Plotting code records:
-.-.-

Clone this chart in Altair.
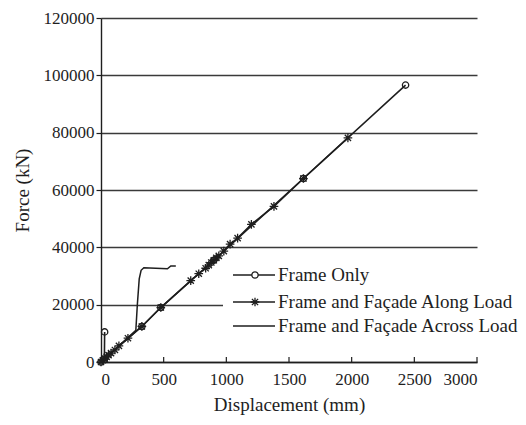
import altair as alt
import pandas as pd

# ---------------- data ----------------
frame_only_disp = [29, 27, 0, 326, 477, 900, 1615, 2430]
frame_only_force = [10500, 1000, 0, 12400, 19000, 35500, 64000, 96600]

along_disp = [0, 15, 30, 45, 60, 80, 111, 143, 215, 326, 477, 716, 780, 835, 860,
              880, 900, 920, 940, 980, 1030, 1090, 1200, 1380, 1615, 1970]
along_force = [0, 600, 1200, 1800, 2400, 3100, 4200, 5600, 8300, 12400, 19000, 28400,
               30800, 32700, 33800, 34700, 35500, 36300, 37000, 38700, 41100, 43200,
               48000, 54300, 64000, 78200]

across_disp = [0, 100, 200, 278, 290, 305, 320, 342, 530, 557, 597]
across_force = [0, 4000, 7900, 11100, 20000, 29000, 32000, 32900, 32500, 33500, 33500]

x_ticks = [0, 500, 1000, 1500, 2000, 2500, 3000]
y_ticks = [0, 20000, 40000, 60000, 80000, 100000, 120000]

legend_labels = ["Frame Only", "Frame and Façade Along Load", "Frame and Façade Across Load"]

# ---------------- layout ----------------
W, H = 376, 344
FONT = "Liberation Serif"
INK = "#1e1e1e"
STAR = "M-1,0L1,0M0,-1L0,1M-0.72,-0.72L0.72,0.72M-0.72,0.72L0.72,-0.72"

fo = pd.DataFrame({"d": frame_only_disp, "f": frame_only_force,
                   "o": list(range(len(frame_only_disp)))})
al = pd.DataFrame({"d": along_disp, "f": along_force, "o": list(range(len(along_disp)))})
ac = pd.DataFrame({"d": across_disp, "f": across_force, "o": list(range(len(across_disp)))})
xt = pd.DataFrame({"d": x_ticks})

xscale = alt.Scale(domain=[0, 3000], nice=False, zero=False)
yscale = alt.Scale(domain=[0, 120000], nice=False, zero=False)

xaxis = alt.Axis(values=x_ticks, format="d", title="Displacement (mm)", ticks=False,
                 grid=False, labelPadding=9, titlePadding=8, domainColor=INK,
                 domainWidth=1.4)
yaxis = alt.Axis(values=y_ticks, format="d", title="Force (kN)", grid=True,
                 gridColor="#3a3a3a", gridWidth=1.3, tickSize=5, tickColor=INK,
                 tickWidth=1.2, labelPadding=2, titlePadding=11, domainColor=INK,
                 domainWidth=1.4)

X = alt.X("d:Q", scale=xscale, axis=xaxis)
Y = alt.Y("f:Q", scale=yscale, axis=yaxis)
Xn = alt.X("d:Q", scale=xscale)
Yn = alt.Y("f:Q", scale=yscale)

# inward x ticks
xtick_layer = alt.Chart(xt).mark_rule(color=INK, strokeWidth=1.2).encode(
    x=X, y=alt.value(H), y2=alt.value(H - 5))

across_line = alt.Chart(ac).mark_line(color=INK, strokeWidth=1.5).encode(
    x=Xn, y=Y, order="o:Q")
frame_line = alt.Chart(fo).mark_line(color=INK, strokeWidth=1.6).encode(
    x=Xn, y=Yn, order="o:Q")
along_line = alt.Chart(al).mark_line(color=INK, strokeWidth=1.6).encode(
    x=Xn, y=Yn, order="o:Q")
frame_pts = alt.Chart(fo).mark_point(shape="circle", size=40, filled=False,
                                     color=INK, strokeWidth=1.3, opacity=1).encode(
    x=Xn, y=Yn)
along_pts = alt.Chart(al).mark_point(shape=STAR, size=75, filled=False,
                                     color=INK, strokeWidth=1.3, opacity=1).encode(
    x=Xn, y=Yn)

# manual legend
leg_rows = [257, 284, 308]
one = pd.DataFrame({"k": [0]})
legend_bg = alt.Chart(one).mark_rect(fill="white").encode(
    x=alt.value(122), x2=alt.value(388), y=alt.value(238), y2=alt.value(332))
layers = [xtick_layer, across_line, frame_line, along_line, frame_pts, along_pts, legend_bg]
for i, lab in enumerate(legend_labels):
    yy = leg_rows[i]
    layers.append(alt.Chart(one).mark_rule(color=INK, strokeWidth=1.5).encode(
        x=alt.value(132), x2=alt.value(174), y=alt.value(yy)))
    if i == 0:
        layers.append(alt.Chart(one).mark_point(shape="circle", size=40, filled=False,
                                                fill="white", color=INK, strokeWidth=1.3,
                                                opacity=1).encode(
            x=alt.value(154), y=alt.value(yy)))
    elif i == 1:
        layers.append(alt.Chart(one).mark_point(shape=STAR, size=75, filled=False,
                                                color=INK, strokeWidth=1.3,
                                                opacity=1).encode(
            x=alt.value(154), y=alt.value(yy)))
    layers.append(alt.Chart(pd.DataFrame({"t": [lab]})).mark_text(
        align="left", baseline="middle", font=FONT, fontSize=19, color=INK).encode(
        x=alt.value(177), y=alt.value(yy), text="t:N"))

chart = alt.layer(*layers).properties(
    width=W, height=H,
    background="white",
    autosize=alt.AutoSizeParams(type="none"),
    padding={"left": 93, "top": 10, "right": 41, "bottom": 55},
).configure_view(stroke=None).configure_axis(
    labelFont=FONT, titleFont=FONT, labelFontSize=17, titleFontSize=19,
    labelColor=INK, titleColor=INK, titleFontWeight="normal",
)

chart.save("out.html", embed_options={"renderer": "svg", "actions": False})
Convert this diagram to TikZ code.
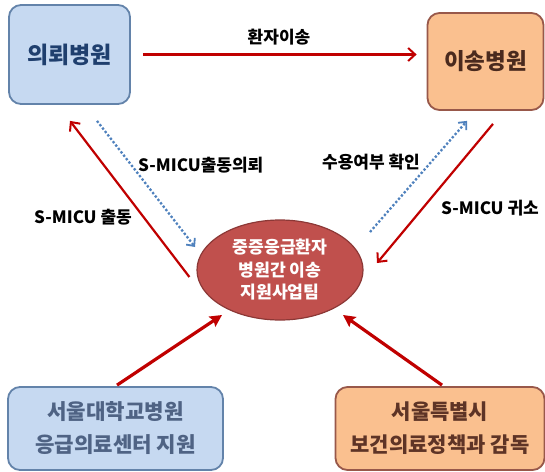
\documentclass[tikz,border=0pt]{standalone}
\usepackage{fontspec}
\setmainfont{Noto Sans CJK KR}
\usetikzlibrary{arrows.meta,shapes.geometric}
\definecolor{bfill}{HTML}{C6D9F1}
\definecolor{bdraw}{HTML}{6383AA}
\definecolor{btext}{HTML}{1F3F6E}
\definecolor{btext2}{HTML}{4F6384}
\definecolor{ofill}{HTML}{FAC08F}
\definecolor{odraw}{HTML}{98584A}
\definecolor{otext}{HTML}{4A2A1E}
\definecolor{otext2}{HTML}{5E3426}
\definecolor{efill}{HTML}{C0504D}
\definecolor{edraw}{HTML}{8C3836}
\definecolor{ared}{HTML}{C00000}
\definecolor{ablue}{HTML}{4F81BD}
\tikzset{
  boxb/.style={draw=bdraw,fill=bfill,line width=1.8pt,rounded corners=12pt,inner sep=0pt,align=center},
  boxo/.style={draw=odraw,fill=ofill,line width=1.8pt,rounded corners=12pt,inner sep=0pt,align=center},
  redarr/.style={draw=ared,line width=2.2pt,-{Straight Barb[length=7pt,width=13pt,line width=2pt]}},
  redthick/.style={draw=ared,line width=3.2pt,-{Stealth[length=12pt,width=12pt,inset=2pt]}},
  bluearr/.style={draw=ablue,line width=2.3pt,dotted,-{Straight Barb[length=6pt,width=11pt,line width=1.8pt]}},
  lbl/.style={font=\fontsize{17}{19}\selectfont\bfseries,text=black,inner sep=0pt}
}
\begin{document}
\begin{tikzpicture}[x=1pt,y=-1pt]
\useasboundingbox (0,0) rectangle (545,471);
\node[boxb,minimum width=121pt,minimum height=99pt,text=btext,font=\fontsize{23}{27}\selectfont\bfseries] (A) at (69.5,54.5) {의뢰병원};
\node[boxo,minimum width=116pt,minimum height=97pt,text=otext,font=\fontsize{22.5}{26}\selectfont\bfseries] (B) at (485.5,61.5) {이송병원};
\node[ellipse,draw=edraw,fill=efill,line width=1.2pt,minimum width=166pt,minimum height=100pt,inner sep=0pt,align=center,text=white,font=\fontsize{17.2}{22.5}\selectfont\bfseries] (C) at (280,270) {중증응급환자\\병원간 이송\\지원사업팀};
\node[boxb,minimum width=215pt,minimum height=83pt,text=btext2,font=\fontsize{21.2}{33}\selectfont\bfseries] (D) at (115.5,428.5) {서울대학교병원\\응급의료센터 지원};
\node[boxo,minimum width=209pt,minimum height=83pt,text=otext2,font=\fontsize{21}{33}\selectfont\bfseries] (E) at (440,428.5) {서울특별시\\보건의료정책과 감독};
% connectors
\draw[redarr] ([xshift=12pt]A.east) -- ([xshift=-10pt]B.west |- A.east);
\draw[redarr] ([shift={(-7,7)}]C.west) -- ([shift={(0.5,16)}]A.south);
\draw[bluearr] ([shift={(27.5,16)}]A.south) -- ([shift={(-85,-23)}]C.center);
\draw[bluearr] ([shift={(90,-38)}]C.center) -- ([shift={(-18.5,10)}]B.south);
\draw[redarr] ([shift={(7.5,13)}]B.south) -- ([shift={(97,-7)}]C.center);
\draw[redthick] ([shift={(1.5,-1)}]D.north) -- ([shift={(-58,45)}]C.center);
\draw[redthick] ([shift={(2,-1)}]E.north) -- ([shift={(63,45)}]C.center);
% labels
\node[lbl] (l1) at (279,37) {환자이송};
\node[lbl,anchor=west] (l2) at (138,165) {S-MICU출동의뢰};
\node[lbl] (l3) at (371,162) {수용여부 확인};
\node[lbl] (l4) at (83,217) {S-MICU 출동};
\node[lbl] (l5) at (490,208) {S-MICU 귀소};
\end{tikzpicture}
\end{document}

-.-.-

**What is required**
Each line from the top of the material through the line containing "32500, 33500, 33500]" should be reproduced exactly; please drop any images.

**Exercise answer**
Clone this chart in Altair.
import altair as alt
import pandas as pd

# ---------------- data ----------------
frame_only_disp = [29, 27, 0, 326, 477, 900, 1615, 2430]
frame_only_force = [10500, 1000, 0, 12400, 19000, 35500, 64000, 96600]

along_disp = [0, 15, 30, 45, 60, 80, 111, 143, 215, 326, 477, 716, 780, 835, 860,
              880, 900, 920, 940, 980, 1030, 1090, 1200, 1380, 1615, 1970]
along_force = [0, 600, 1200, 1800, 2400, 3100, 4200, 5600, 8300, 12400, 19000, 28400,
               30800, 32700, 33800, 34700, 35500, 36300, 37000, 38700, 41100, 43200,
               48000, 54300, 64000, 78200]

across_disp = [0, 100, 200, 278, 290, 305, 320, 342, 530, 557, 597]
across_force = [0, 4000, 7900, 11100, 20000, 29000, 32000, 32900, 32500, 33500, 33500]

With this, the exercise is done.